Talvez um primo lhe arremessasse fezes e ele dissesse: “A sério, Fábio? Estamos em pleno Paleolítico Médio e você ainda acha engraçado arremessar fezes?”

Normalmente, os professores prosseguiam com a matéria sem me esclarecer —e percebia-se nos seus olhos que, embora estivessem num estágio evolutivo bastante desenvolvido, crescia neles uma vontade bastante primitiva de me arremessar fezes. 

Mas eu fui reforçando a ideia de que os cientistas precisam de uma pessoa fulgurantemente mediana a seu lado, para lhes manter os pés na terra.

Essa teoria ganhou força quando, nesta semana, se soube que cientistas japoneses estão a estudar um modo de construir o primeiro elevador espacial. Isso mesmo: um elevador capaz de transportar pessoas e mercadorias entre a Terra e um satélite, por exemplo.
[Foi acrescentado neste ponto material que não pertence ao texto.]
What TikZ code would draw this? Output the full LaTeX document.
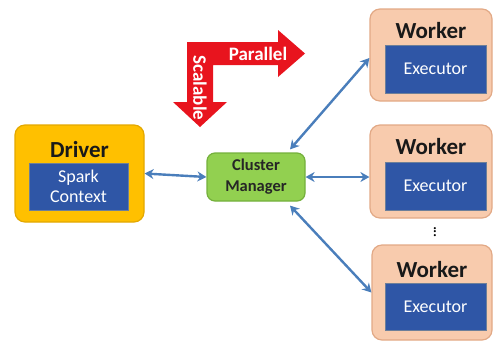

Eles estão preocupados com aspectos técnicos: como construir um cabo suficientemente forte para ligar o planeta a um satélite e suportar um elevador? Como garantir um centro de massa em órbita geostacionária (frase na qual só entendo as palavras “um”, “de” e “em”)? Faz falta, evidentemente, uma pessoa como eu, que faça as perguntas importantes:

1. Será ajuizado partir para o projeto do elevador espacial quando ainda não se inventou o micro-ondas produtor de frio, capaz de esfriar uma cerveja em segundos?

2. E no tocante à minha queda de cabelo? A ciência desistiu da minha alopecia?

3. Que tipo de conversa de elevador se espera que as pessoas mantenham num percurso tão longo? Eu tenho dificuldade em arrumar tema quando sou obrigado a partilhar o elevador com outra pessoa até ao oitavo andar.

São só alguns exemplos de questões que gostaria de colocar a esses cientistas, depois de garantir que eles não têm acesso a fezes.